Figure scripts

=====

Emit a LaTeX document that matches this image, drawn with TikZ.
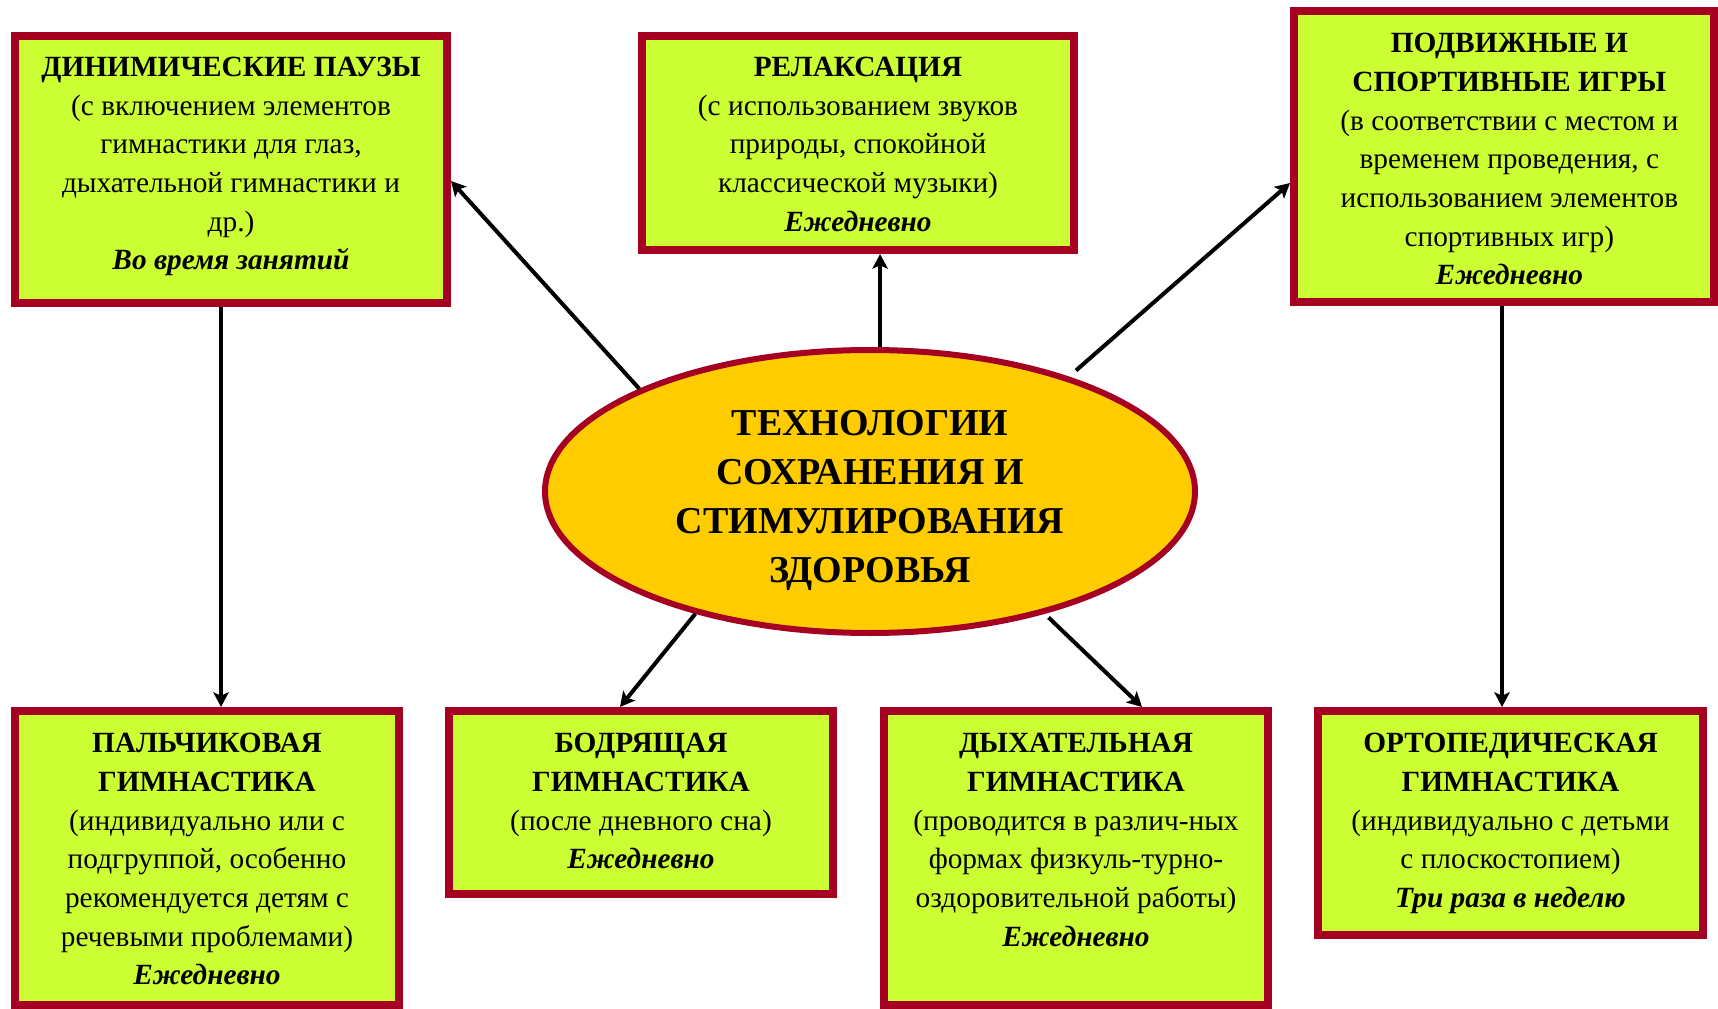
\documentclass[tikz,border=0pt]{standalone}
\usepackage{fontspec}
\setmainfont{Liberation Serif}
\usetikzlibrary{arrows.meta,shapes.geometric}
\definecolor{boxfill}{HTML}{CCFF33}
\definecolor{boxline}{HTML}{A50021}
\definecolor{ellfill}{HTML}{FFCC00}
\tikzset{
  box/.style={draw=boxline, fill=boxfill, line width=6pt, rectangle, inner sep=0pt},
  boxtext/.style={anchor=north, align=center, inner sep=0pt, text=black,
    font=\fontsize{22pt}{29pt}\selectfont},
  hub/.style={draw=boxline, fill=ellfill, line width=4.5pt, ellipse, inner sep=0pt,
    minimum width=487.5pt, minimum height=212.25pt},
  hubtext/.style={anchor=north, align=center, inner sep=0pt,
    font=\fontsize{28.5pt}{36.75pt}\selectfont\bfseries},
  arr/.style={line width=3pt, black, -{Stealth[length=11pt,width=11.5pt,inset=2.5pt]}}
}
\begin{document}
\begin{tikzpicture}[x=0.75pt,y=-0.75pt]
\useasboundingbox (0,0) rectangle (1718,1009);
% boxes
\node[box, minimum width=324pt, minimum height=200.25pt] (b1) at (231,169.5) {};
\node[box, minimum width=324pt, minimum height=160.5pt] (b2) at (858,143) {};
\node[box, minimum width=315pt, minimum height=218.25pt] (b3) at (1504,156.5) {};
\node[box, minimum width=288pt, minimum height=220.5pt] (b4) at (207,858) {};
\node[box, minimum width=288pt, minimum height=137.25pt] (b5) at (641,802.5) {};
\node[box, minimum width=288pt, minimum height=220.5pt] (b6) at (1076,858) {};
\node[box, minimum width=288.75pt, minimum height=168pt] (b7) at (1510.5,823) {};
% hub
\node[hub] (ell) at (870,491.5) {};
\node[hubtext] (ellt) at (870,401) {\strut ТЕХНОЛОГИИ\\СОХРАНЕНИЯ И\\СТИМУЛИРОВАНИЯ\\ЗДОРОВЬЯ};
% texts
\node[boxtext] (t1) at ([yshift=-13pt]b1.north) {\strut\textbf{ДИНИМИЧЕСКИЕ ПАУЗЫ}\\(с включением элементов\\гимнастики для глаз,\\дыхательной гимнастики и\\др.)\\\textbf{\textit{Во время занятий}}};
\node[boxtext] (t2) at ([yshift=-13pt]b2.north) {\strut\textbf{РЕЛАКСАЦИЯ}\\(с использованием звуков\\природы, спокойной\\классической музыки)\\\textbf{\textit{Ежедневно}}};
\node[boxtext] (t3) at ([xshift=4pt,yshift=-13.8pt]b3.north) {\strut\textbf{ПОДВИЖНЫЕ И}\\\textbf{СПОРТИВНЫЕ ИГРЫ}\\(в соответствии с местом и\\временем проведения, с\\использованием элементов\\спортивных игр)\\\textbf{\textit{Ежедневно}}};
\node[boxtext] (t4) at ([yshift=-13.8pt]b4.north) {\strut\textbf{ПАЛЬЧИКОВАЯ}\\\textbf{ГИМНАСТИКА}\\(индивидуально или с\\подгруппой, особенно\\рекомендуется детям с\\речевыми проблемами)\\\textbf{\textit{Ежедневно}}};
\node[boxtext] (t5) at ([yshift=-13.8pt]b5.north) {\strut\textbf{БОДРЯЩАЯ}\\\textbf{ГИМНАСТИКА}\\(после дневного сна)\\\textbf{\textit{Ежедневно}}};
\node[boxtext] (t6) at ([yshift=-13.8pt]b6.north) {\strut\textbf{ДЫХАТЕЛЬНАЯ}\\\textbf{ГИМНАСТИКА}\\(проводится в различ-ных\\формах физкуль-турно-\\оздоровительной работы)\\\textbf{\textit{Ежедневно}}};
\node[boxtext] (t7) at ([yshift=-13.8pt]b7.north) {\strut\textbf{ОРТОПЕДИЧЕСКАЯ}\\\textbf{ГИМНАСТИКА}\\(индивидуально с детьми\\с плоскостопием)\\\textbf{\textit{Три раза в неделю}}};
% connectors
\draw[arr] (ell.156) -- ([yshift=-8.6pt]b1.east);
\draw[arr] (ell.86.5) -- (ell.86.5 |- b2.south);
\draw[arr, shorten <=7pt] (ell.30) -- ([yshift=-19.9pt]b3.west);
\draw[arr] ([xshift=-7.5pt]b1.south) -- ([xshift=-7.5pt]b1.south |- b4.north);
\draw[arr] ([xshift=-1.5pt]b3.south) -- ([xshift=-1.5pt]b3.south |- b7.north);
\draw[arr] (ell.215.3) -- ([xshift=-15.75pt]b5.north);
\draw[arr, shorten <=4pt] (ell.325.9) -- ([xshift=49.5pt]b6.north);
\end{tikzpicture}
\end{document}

=====

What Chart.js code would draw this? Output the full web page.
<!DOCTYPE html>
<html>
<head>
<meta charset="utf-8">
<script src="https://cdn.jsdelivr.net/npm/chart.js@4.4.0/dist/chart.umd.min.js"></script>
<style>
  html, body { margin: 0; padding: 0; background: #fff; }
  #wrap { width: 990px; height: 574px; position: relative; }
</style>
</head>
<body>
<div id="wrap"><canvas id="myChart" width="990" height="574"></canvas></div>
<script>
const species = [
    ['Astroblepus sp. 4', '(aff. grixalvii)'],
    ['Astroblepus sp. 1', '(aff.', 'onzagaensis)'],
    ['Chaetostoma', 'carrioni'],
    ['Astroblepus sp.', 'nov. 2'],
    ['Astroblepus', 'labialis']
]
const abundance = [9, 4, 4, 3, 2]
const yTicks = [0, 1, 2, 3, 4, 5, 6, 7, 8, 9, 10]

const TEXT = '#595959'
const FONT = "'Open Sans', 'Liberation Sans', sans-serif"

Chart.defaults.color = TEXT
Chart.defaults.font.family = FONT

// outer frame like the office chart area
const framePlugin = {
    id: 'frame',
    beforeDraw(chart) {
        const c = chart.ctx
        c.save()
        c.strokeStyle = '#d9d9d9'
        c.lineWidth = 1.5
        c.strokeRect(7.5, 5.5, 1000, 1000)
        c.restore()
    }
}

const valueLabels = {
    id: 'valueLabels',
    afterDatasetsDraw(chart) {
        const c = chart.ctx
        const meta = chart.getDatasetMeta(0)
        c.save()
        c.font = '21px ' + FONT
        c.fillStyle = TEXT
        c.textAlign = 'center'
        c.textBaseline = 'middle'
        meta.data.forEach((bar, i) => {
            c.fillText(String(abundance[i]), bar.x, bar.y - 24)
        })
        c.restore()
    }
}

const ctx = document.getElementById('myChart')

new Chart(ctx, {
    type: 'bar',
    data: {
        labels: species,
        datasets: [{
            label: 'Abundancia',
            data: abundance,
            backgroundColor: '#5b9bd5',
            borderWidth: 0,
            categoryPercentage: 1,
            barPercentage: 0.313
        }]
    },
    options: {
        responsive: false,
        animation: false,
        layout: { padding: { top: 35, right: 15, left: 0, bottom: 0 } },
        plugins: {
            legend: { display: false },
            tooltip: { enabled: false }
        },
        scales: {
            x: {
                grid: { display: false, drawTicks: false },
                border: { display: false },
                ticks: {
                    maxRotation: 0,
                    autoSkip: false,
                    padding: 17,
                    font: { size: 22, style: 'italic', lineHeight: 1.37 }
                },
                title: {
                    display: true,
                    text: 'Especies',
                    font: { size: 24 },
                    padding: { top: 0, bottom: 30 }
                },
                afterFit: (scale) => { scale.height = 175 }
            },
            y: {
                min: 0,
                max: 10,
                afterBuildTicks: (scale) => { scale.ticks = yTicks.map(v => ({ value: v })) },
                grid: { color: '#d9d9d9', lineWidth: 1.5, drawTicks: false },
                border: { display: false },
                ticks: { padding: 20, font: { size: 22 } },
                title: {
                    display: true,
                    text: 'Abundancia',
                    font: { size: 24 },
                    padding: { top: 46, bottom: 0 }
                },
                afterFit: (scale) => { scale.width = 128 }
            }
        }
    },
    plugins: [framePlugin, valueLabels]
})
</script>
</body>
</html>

=====

(Work to complete) Pick out the lines containing the string "this" and show them.

(Task result)
Emit a LaTeX document that matches this image, drawn with TikZ.
What Chart.js code would draw this? Output the full web page.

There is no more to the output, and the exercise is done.